## Your goal
Quote every entry word for word.

--- Begin Information shown ---

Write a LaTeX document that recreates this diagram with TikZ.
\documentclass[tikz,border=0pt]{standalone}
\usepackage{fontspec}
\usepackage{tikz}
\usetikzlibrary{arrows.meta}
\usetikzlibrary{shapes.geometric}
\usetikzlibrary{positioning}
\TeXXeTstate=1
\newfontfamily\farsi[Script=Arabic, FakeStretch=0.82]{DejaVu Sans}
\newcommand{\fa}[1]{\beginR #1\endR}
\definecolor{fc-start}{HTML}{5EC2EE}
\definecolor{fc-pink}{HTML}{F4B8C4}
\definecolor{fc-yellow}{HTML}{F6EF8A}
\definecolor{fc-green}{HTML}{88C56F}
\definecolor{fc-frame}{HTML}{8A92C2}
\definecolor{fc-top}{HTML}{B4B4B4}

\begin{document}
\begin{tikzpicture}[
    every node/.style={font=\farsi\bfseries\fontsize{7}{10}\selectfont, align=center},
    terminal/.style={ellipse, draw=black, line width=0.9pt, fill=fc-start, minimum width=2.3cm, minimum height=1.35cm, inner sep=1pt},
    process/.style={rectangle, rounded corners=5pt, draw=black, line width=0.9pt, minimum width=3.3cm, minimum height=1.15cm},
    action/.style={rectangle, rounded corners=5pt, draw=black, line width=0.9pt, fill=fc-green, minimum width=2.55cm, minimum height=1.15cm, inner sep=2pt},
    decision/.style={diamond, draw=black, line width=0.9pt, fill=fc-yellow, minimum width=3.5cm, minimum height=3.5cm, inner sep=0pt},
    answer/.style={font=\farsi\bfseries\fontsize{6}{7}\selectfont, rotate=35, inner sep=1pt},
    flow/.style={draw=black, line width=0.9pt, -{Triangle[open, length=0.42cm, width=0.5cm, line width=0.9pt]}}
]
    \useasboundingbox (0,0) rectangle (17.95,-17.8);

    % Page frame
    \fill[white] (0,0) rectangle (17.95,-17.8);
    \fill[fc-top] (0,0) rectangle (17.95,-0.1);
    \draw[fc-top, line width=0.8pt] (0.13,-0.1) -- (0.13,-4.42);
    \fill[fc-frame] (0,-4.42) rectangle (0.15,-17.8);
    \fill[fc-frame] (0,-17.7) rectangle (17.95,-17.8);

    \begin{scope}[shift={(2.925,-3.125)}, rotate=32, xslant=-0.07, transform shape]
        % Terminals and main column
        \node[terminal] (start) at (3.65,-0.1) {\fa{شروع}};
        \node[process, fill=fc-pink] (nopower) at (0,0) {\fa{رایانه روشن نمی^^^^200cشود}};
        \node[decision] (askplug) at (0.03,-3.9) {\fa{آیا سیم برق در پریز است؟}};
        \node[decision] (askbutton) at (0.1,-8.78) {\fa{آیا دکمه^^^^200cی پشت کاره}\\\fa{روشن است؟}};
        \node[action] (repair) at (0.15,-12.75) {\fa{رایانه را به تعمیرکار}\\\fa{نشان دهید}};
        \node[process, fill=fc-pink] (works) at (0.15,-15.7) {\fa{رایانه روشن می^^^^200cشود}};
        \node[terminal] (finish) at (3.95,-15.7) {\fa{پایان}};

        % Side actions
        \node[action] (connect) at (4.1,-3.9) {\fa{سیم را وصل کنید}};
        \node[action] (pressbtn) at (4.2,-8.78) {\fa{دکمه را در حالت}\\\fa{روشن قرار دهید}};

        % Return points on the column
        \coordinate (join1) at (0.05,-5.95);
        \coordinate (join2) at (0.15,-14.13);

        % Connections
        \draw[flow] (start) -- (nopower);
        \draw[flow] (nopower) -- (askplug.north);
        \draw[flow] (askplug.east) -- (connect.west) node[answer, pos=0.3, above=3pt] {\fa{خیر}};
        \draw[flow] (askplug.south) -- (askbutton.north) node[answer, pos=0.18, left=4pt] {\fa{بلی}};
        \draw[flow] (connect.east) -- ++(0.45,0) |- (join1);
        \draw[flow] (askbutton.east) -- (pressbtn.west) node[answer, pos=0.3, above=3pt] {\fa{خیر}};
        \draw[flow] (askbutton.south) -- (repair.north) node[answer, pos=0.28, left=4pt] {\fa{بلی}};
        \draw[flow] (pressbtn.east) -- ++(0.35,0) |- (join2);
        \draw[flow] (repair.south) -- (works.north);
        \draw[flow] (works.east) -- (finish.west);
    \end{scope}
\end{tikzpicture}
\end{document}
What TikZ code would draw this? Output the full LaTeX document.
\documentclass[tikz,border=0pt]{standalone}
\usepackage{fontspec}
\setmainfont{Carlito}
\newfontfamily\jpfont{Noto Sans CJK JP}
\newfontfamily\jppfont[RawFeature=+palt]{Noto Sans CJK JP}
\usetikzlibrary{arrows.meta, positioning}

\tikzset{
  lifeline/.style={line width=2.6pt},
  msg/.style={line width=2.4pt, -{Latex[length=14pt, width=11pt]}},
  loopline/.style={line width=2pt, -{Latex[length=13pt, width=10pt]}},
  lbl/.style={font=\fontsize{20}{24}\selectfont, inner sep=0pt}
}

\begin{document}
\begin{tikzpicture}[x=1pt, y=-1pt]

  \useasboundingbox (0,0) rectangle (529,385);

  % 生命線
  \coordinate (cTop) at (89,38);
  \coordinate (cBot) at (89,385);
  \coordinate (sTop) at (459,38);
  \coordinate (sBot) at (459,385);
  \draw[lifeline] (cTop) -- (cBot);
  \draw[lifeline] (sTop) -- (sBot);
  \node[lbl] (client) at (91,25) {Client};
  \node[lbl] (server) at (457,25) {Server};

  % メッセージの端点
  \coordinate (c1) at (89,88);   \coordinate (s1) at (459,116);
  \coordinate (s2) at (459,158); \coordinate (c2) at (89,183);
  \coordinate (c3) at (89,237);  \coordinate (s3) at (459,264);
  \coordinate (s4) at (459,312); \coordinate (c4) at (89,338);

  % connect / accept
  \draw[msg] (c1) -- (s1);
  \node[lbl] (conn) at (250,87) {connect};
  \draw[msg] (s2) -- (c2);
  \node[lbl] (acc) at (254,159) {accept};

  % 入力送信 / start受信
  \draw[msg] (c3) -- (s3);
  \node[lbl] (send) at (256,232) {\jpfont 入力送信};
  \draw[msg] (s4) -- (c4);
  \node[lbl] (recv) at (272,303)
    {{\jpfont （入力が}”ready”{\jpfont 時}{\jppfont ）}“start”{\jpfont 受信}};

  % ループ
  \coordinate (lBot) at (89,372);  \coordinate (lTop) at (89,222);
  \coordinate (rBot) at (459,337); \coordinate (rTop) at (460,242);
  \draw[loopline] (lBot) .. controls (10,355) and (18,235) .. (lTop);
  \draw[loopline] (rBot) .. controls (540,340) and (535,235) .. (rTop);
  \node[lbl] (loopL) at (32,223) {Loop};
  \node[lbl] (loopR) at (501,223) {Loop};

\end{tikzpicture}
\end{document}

--- End Information shown ---

## Expected output
Write a LaTeX document that recreates this diagram with TikZ.
\documentclass[tikz,border=0pt]{standalone}
\usepackage{fontspec}
\usepackage{tikz}
\usetikzlibrary{arrows.meta}
\usetikzlibrary{shapes.geometric}
\usetikzlibrary{positioning}
\TeXXeTstate=1
\newfontfamily\farsi[Script=Arabic, FakeStretch=0.82]{DejaVu Sans}
\newcommand{\fa}[1]{\beginR #1\endR}
\definecolor{fc-start}{HTML}{5EC2EE}
\definecolor{fc-pink}{HTML}{F4B8C4}
\definecolor{fc-yellow}{HTML}{F6EF8A}
\definecolor{fc-green}{HTML}{88C56F}
\definecolor{fc-frame}{HTML}{8A92C2}
\definecolor{fc-top}{HTML}{B4B4B4}

\begin{document}
\begin{tikzpicture}[
    every node/.style={font=\farsi\bfseries\fontsize{7}{10}\selectfont, align=center},
    terminal/.style={ellipse, draw=black, line width=0.9pt, fill=fc-start, minimum width=2.3cm, minimum height=1.35cm, inner sep=1pt},
    process/.style={rectangle, rounded corners=5pt, draw=black, line width=0.9pt, minimum width=3.3cm, minimum height=1.15cm},
    action/.style={rectangle, rounded corners=5pt, draw=black, line width=0.9pt, fill=fc-green, minimum width=2.55cm, minimum height=1.15cm, inner sep=2pt},
    decision/.style={diamond, draw=black, line width=0.9pt, fill=fc-yellow, minimum width=3.5cm, minimum height=3.5cm, inner sep=0pt},
    answer/.style={font=\farsi\bfseries\fontsize{6}{7}\selectfont, rotate=35, inner sep=1pt},
    flow/.style={draw=black, line width=0.9pt, -{Triangle[open, length=0.42cm, width=0.5cm, line width=0.9pt]}}
]
    \useasboundingbox (0,0) rectangle (17.95,-17.8);

    % Page frame
    \fill[white] (0,0) rectangle (17.95,-17.8);
    \fill[fc-top] (0,0) rectangle (17.95,-0.1);
    \draw[fc-top, line width=0.8pt] (0.13,-0.1) -- (0.13,-4.42);
    \fill[fc-frame] (0,-4.42) rectangle (0.15,-17.8);
    \fill[fc-frame] (0,-17.7) rectangle (17.95,-17.8);

    \begin{scope}[shift={(2.925,-3.125)}, rotate=32, xslant=-0.07, transform shape]
        % Terminals and main column
        \node[terminal] (start) at (3.65,-0.1) {\fa{شروع}};
        \node[process, fill=fc-pink] (nopower) at (0,0) {\fa{رایانه روشن نمی^^^^200cشود}};
        \node[decision] (askplug) at (0.03,-3.9) {\fa{آیا سیم برق در پریز است؟}};
        \node[decision] (askbutton) at (0.1,-8.78) {\fa{آیا دکمه^^^^200cی پشت کاره}\\\fa{روشن است؟}};
        \node[action] (repair) at (0.15,-12.75) {\fa{رایانه را به تعمیرکار}\\\fa{نشان دهید}};
        \node[process, fill=fc-pink] (works) at (0.15,-15.7) {\fa{رایانه روشن می^^^^200cشود}};
        \node[terminal] (finish) at (3.95,-15.7) {\fa{پایان}};

        % Side actions
        \node[action] (connect) at (4.1,-3.9) {\fa{سیم را وصل کنید}};
        \node[action] (pressbtn) at (4.2,-8.78) {\fa{دکمه را در حالت}\\\fa{روشن قرار دهید}};

        % Return points on the column
        \coordinate (join1) at (0.05,-5.95);
        \coordinate (join2) at (0.15,-14.13);

        % Connections
        \draw[flow] (start) -- (nopower);
        \draw[flow] (nopower) -- (askplug.north);
        \draw[flow] (askplug.east) -- (connect.west) node[answer, pos=0.3, above=3pt] {\fa{خیر}};
        \draw[flow] (askplug.south) -- (askbutton.north) node[answer, pos=0.18, left=4pt] {\fa{بلی}};
        \draw[flow] (connect.east) -- ++(0.45,0) |- (join1);
        \draw[flow] (askbutton.east) -- (pressbtn.west) node[answer, pos=0.3, above=3pt] {\fa{خیر}};
        \draw[flow] (askbutton.south) -- (repair.north) node[answer, pos=0.28, left=4pt] {\fa{بلی}};
        \draw[flow] (pressbtn.east) -- ++(0.35,0) |- (join2);
        \draw[flow] (repair.south) -- (works.north);
        \draw[flow] (works.east) -- (finish.west);
    \end{scope}
\end{tikzpicture}
\end{document}
What TikZ code would draw this? Output the full LaTeX document.
\documentclass[tikz,border=0pt]{standalone}
\usepackage{fontspec}
\setmainfont{Carlito}
\newfontfamily\jpfont{Noto Sans CJK JP}
\newfontfamily\jppfont[RawFeature=+palt]{Noto Sans CJK JP}
\usetikzlibrary{arrows.meta, positioning}

\tikzset{
  lifeline/.style={line width=2.6pt},
  msg/.style={line width=2.4pt, -{Latex[length=14pt, width=11pt]}},
  loopline/.style={line width=2pt, -{Latex[length=13pt, width=10pt]}},
  lbl/.style={font=\fontsize{20}{24}\selectfont, inner sep=0pt}
}

\begin{document}
\begin{tikzpicture}[x=1pt, y=-1pt]

  \useasboundingbox (0,0) rectangle (529,385);

  % 生命線
  \coordinate (cTop) at (89,38);
  \coordinate (cBot) at (89,385);
  \coordinate (sTop) at (459,38);
  \coordinate (sBot) at (459,385);
  \draw[lifeline] (cTop) -- (cBot);
  \draw[lifeline] (sTop) -- (sBot);
  \node[lbl] (client) at (91,25) {Client};
  \node[lbl] (server) at (457,25) {Server};

  % メッセージの端点
  \coordinate (c1) at (89,88);   \coordinate (s1) at (459,116);
  \coordinate (s2) at (459,158); \coordinate (c2) at (89,183);
  \coordinate (c3) at (89,237);  \coordinate (s3) at (459,264);
  \coordinate (s4) at (459,312); \coordinate (c4) at (89,338);

  % connect / accept
  \draw[msg] (c1) -- (s1);
  \node[lbl] (conn) at (250,87) {connect};
  \draw[msg] (s2) -- (c2);
  \node[lbl] (acc) at (254,159) {accept};

  % 入力送信 / start受信
  \draw[msg] (c3) -- (s3);
  \node[lbl] (send) at (256,232) {\jpfont 入力送信};
  \draw[msg] (s4) -- (c4);
  \node[lbl] (recv) at (272,303)
    {{\jpfont （入力が}”ready”{\jpfont 時}{\jppfont ）}“start”{\jpfont 受信}};

  % ループ
  \coordinate (lBot) at (89,372);  \coordinate (lTop) at (89,222);
  \coordinate (rBot) at (459,337); \coordinate (rTop) at (460,242);
  \draw[loopline] (lBot) .. controls (10,355) and (18,235) .. (lTop);
  \draw[loopline] (rBot) .. controls (540,340) and (535,235) .. (rTop);
  \node[lbl] (loopL) at (32,223) {Loop};
  \node[lbl] (loopR) at (501,223) {Loop};

\end{tikzpicture}
\end{document}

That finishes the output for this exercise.